Snacks and coffee shared around for all.

 

A few other top-tips:

Remember to adjust your suspension accordingly, usually the uphills and descents require adjustments due to being longer than your average trail ride.

It can help to have a watch or bike computer to keep tabs on your mileage! This can help with gaging your energy, when to eat or morale! 

Bring zip lock bags for your electronics.

Although heavy at the time, a can or two of craft beer at the top will never go a miss. Alternatively, cask wine (or goon in New Zealand) always goes a treat and can be shared around the group. 

Photo: Callum Wood. One of my favourite parts of staying in huts is filling in the intentions book and looking back on the others who have enjoyed the trail.

 

 

Take it easy while bike-packing. Be mindful that it is not a race, you are in the middle of nowhere, away from amenities and emergency services. It is about the experience and journey.

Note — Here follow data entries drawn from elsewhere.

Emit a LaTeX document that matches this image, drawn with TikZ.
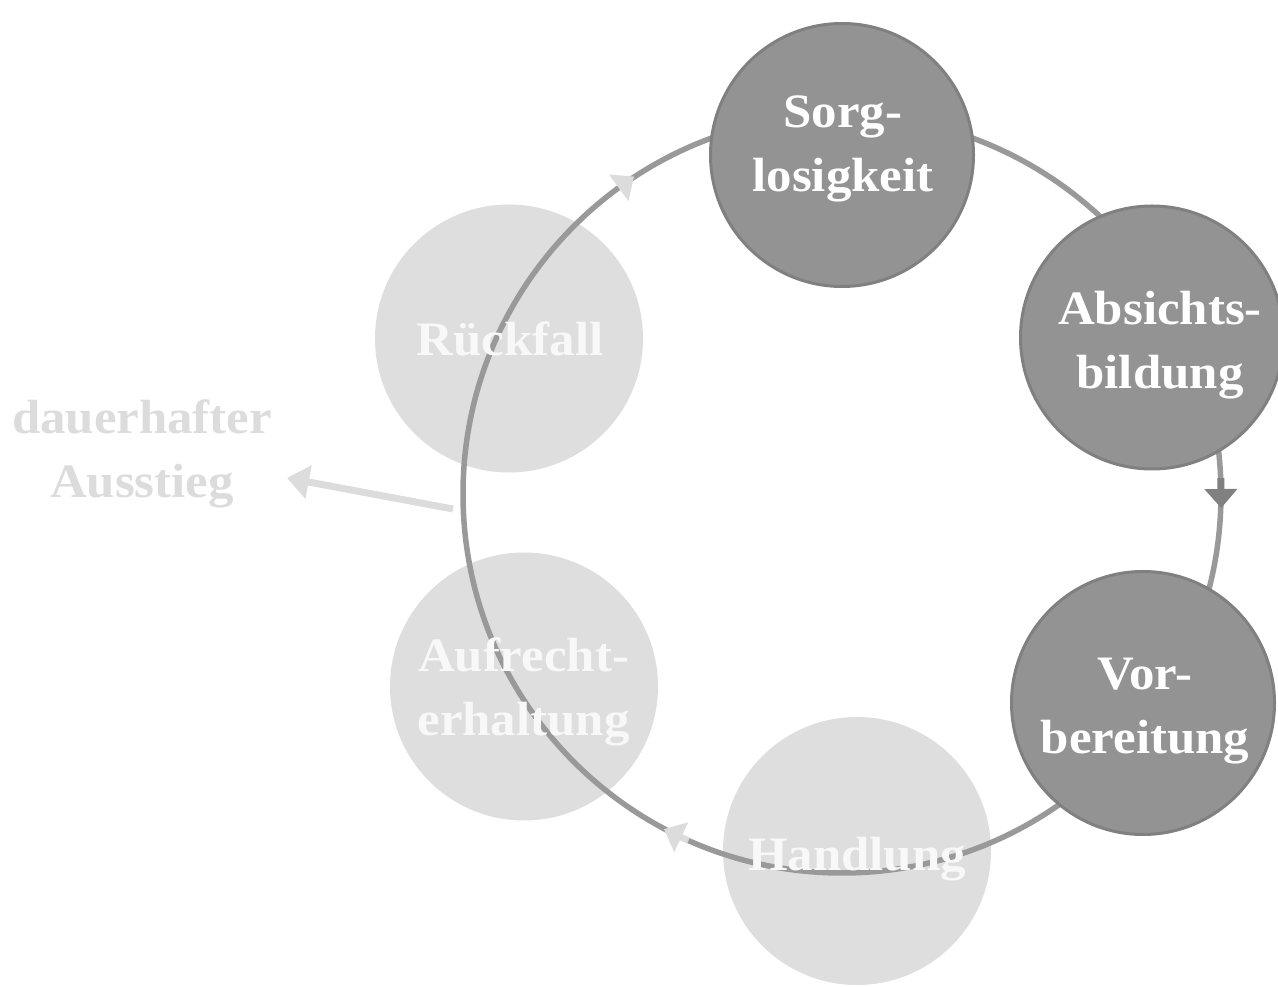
\documentclass[tikz,border=0pt]{standalone}
\usepackage{fontspec}
\setmainfont{Liberation Serif}[FakeStretch=1.06]
\usetikzlibrary{arrows.meta}
\definecolor{darkfill}{HTML}{939393}
\definecolor{darkline}{HTML}{808080}
\definecolor{ringcol}{HTML}{999999}
\definecolor{lightfill}{HTML}{DEDEDE}
\definecolor{lighttext}{HTML}{F8F8F8}
\definecolor{exitcol}{HTML}{DCDCDC}
\begin{document}
\begin{tikzpicture}[x=1pt,y=1pt,
  darkstage/.style={circle,fill=darkfill,draw=darkline,line width=3pt,minimum size=263pt,inner sep=0pt},
  lightstage/.style={circle,fill=lightfill,minimum size=268pt,inner sep=0pt},
  stagetext/.style={align=center,inner sep=0pt,font=\fontsize{48}{64}\selectfont\bfseries},
  ring/.style={draw=ringcol,line width=5.5pt},
  exitarrow/.style={draw=exitcol,line width=7pt,-{Triangle[length=22pt,width=33pt]}}]
\useasboundingbox (0,0) rectangle (1278,986);
\coordinate (c) at (842,492);
% light stages
\node[lightstage] (h) at (857,135) {};
\node[lightstage] (au) at (524,299.5) {};
\node[lightstage] (rf) at (509,647.5) {};
% cycle ring
\draw[ring] (c) circle (379);
% dark stages
\node[darkstage] (s) at (842,831) {};
\node[darkstage] (a) at (1152,648.5) {};
\node[darkstage] (v) at (1143,283) {};
% texts
\node[stagetext,text=white] (ts) at (843,837) {Sorg-\\losigkeit};
\node[stagetext,text=white] (ta) at (1160,641) {Absichts-\\bildung};
\node[stagetext,text=white] (tv) at (1145,275) {Vor-\\bereitung};
\node[stagetext,text=lighttext] (th) at (857,127) {Handlung};
\node[stagetext,text=lighttext] (tau) at (523.5,294) {Aufrecht-\\erhaltung};
\node[stagetext,text=lighttext] (trf) at (510,647) {Rückfall};
\node[stagetext,text=exitcol] (exit) at (142,532) {dauerhafter\\Ausstieg};
% arrowheads on ring
\begin{scope}[shift={(c)},rotate=126.1,shift={(379,0)},rotate=-90]
  \fill[exitcol] (0,16.5) -- (19,0) -- (0,-16.5) -- cycle;
\end{scope}
\begin{scope}[shift={(c)},rotate=0.75,shift={(379,0)},rotate=-90]
  \fill[darkline] (-11,-3.5) rectangle (0,3.5);
  \fill[darkline] (0,16.5) -- (19,0) -- (0,-16.5) -- cycle;
\end{scope}
\begin{scope}[shift={(c)},rotate=244.9,shift={(379,0)},rotate=-90]
  \fill[exitcol] (-8,-3.2) rectangle (0,3.2);
  \fill[exitcol] (0,16.5) -- (19,0) -- (0,-16.5) -- cycle;
\end{scope}
% exit arrow
\coordinate (exitstart) at (453,477);
\coordinate (exittip) at (287,508);
\draw[exitarrow] (exitstart) -- (exittip);
\end{tikzpicture}
\end{document}
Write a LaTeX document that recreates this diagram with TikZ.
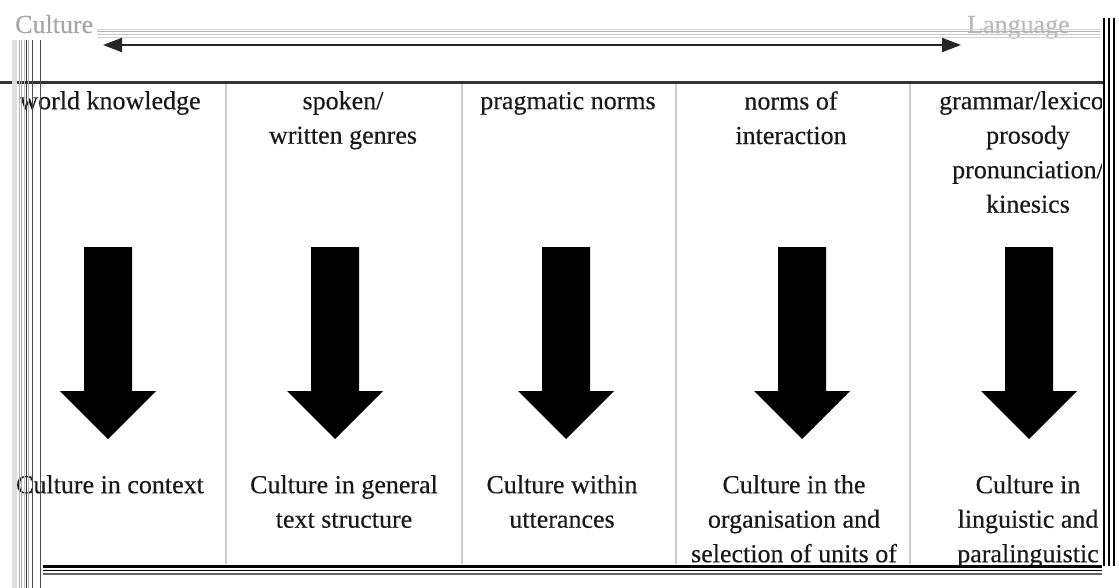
\documentclass[tikz,border=0pt]{standalone}
\usepackage{fontspec}
\setmainfont{Liberation Serif}
\newfontfamily\heavyserif[FakeBold=0.35]{Liberation Serif}
\usetikzlibrary{arrows.meta}
\begin{document}
\begin{tikzpicture}[x=1pt,y=-1pt,
  txt/.style={font=\heavyserif\fontsize{26}{34.5}\selectfont, align=center, anchor=north, inner sep=0pt, text=black!90},
  lbl/.style={font=\heavyserif\fontsize{26}{30}\selectfont, anchor=base west, inner sep=0pt},
  sep/.style={draw=gray!40, line width=1.5pt},
  blockarrow/.style={fill=black}]
\fill[white] (0,0) rectangle (1119,588);
\useasboundingbox (0,0) rectangle (1119,588);

% top labels and double-headed arrow
\node[lbl, text=gray!70] (culture) at (15,33) {Culture};
\node[lbl, text=gray!55] (language) at (967,33) {Language};
\foreach \yy/\cc in {29/gray!35,31.7/gray!60,34.3/gray!45,37.3/gray!35}
  \draw[\cc, line width=0.9pt] (97,\yy) -- (1100,\yy);
\coordinate (al) at (103,45);
\coordinate (ar) at (961,45);
\draw[black!85, line width=2pt, {Triangle[length=19pt,width=14pt]}-{Triangle[length=19pt,width=14pt]}] (al) -- (ar);

% heavy rule under the header
\draw[black!80, line width=3pt] (0,82.5) -- (1104,82.5);

% column separators
\foreach \xx in {226,462,676,910}
  \draw[sep] (\xx,84) -- (\xx,564);

% top texts
\node[txt] (t1) at (110,91) {\rule{0pt}{18pt}world knowledge};
\node[txt] (t2) at (343,91) {\rule{0pt}{18pt}spoken/\\written genres};
\node[txt] (t3) at (568,91) {\rule{0pt}{18pt}pragmatic norms};
\node[txt] (t4) at (791,91) {\rule{0pt}{18pt}norms of\\interaction};
\node[txt] (t5) at (1028,91) {\rule{0pt}{18pt}grammar/lexicon\\prosody\\pronunciation/\\kinesics};

% block arrows
\foreach \c in {108,335,566,802,1029}
  \fill[blockarrow] (\c-24,247) -- (\c+24,247) -- (\c+24,391) -- (\c+48,391)
    -- (\c,439) -- (\c-48,391) -- (\c-24,391) -- cycle;

% bottom texts
\node[txt] (b1) at (110,475) {\rule{0pt}{18pt}Culture in context};
\node[txt] (b2) at (344,475) {\rule{0pt}{18pt}Culture in general\\text structure};
\node[txt] (b3) at (562,475) {\rule{0pt}{18pt}Culture within\\utterances};
\node[txt] (b4) at (794,475) {\rule{0pt}{18pt}Culture in the\\organisation and\\selection of units of};
\node[txt] (b5) at (1028,475) {\rule{0pt}{18pt}Culture in\\linguistic and\\paralinguistic};

% bottom rules
\draw[black, line width=3pt] (43,566) -- (1102,566);
\draw[black, line width=1pt] (43,570) -- (1102,570);
\draw[black!60, line width=2pt] (43,574) -- (1102,574);

% right border
\fill[white] (1101.5,84) rectangle (1119,588);
\foreach \xx/\ww in {1104/1.5,1109/2,1114/1.5}
  \draw[black, line width=\ww pt] (\xx,18) -- (\xx,566);

% left border
\fill[gray!25] (12,40) rectangle (17,588);
\foreach \xx/\cc/\ww in {19/gray!60/1,21/gray!70/1,24/gray!50/1,26.5/black!80/1.2,28.5/gray!60/1,32.5/black!70/1.5,40/black!70/1}
  \draw[\cc, line width=\ww pt] (\xx,40) -- (\xx,588);
\end{tikzpicture}
\end{document}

Bikepacking is one of the most satisfying and wholesome feelings, especially when sharing with others. 

 

 

Bikepacking takes you to unique places that are often out of the ‘norm’ in everyday life

 

 

What I love about backcountry riding is that it attracts all sorts of riders from all walks of life. The lycra donning die-hards, 60-year-old ‘Dads’ on hardtails, groups of girlfriends, families and more. The track is a melting pot, something everyone has in common for a brief moment in time, that brings us together.

 

All with the same purpose – for the love of it. 

 

Photo: Callum Wood


Kelsey completed her bikepacking journey on her Pivot Switchblade.

Kelsey Timpany

27 years old and hailing from little New Zealand, Kelsey is here to share tales of mountain biking from down under.